**SET TASK**
Return, without pictures, the lines from the start of the data through the one that contains "import numpy as np".

— Start INFORMATION PROVIDED —

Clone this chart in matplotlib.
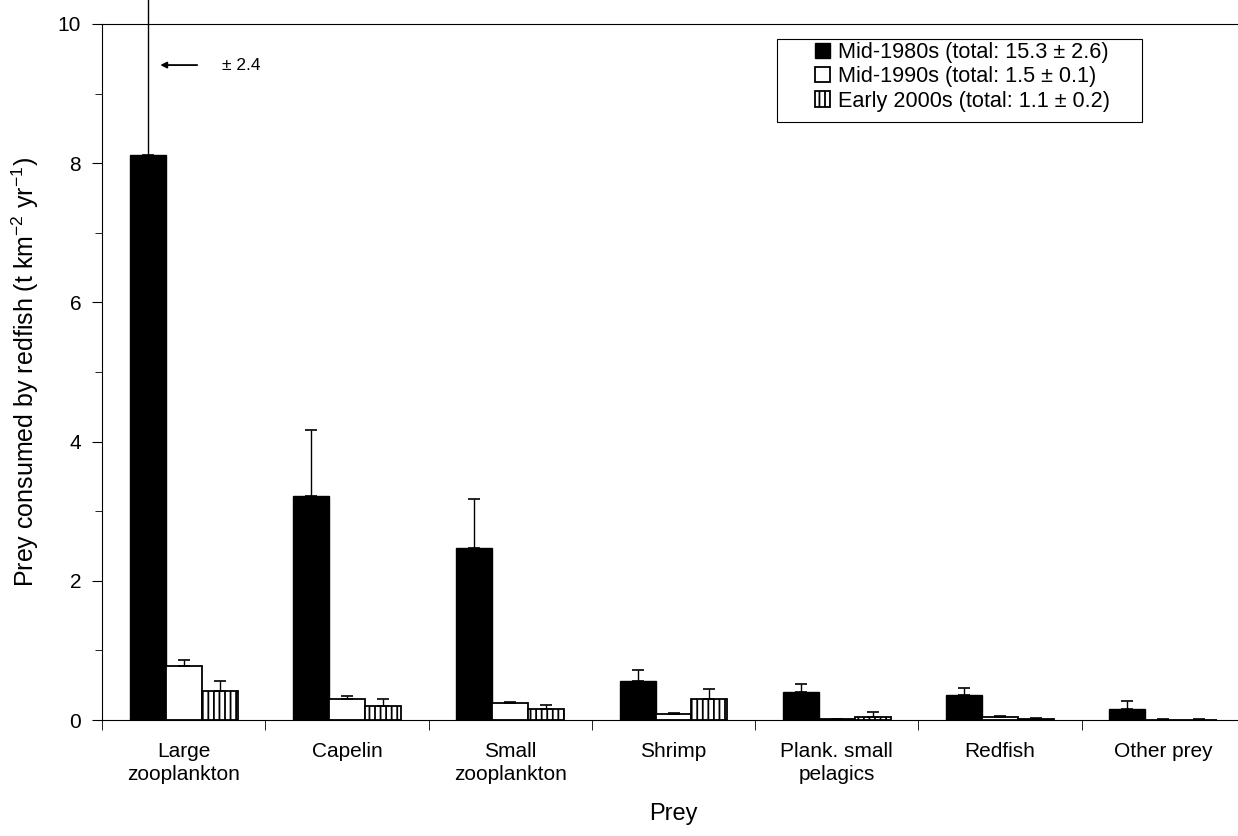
import matplotlib
matplotlib.use("Agg")
import matplotlib.pyplot as plt
from matplotlib.patches import Rectangle
import numpy as np

plt.rcParams['font.family'] = ['Liberation Sans', 'DejaVu Sans']
plt.rcParams['mathtext.fontset'] = 'custom'
plt.rcParams['mathtext.rm'] = 'Liberation Sans'
plt.rcParams['mathtext.it'] = 'Liberation Sans'
plt.rcParams['hatch.linewidth'] = 1.3

prey = ["Large\nzooplankton", "Capelin", "Small\nzooplankton", "Shrimp",
        "Plank. small\npelagics", "Redfish", "Other prey"]

mid80 = [8.12, 3.22, 2.47, 0.56, 0.40, 0.36, 0.16]
mid80_err = [2.4, 0.95, 0.70, 0.16, 0.12, 0.10, 0.12]
mid90 = [0.77, 0.30, 0.24, 0.08, 0.01, 0.05, 0.005]
mid90_err = [0.09, 0.04, 0.02, 0.02, 0.01, 0.01, 0.003]
early00 = [0.42, 0.20, 0.16, 0.30, 0.05, 0.02, 0.005]
early00_err = [0.14, 0.10, 0.05, 0.14, 0.07, 0.005, 0.003]

labels = ["Mid-1980s (total: 15.3 \u00b1 2.6)",
          "Mid-1990s (total: 1.5 \u00b1 0.1)",
          "Early 2000s (total: 1.1 \u00b1 0.2)"]

W, H = 1238, 836
fig = plt.figure(figsize=(W / 100, H / 100), dpi=100)
ax = fig.add_axes([102 / W, 1 - 720 / H, 1143 / W, 696 / H])

x = np.arange(len(prey))
w = 0.22
err_kw = dict(elinewidth=1, capthick=1.2, ecolor='black')
zeros = np.zeros(len(x))

b80 = ax.bar(x - w, mid80, w, color='black', edgecolor='black', linewidth=1,
             label=labels[0], yerr=[zeros, mid80_err], capsize=4, error_kw=err_kw)
ax.bar(x, mid90, w, color='white', edgecolor='black', linewidth=1.3,
       label=labels[1], yerr=[zeros, mid90_err], capsize=4, error_kw=err_kw)
ax.bar(x + w, early00, w, color='white', edgecolor='black', linewidth=1.3, hatch='|||',
       label=labels[2], yerr=[zeros, early00_err], capsize=4, error_kw=err_kw)

# the big error bar runs off the top of the plot in the original
for coll in b80.errorbar.lines[2]:
    coll.set_clip_on(False)

ax.set_xlim(-0.5, len(prey) - 0.5)
ax.set_ylim(0, 10)
ax.set_yticks([0, 2, 4, 6, 8, 10])
ax.set_yticks([1, 3, 5, 7, 9], minor=True)
ax.set_xticks(x)
ax.set_xticklabels(prey, fontsize=15, linespacing=1.25)
ax.set_xticks(np.arange(len(prey) + 1) - 0.5, minor=True)
ax.tick_params(axis='x', which='major', length=0, pad=16)
ax.tick_params(axis='x', which='minor', length=7, direction='out')
ax.tick_params(axis='y', which='major', length=7, direction='out', labelsize=15, pad=8)
ax.tick_params(axis='y', which='minor', length=5, direction='out')
ax.spines['right'].set_visible(False)

ax.set_xlabel("Prey", fontsize=17, labelpad=14)
ax.set_ylabel("Prey consumed by redfish (t km$^{-2}$ yr$^{-1}$)", fontsize=18, labelpad=12)

ax.annotate("", xy=(-0.16, 9.41), xytext=(0.10, 9.41),
            arrowprops=dict(arrowstyle='-|>', color='black', lw=1.3, mutation_scale=9))
ax.text(0.235, 9.41, "\u00b1 2.4", fontsize=12.5, va='center', ha='left')

# legend without its own frame, boxed separately (the original box is wider than its entries)
leg = ax.legend(loc='upper left', bbox_to_anchor=(815 / W, 1 - 42 / H),
                bbox_transform=fig.transFigure, fontsize=15.6, frameon=False,
                handlelength=0.7, handleheight=0.7, handletextpad=0.35,
                labelspacing=0.15, borderpad=0, borderaxespad=0)
fig.patches.append(Rectangle((777 / W, 1 - 122 / H), 365 / W, 83 / H,
                             transform=fig.transFigure, fill=False,
                             edgecolor='black', linewidth=0.8))

fig.savefig("out.png", dpi=100)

— End INFORMATION PROVIDED —

**COMPLETE OUTPUT**
Clone this chart in matplotlib.
import matplotlib
matplotlib.use("Agg")
import matplotlib.pyplot as plt
from matplotlib.patches import Rectangle
import numpy as np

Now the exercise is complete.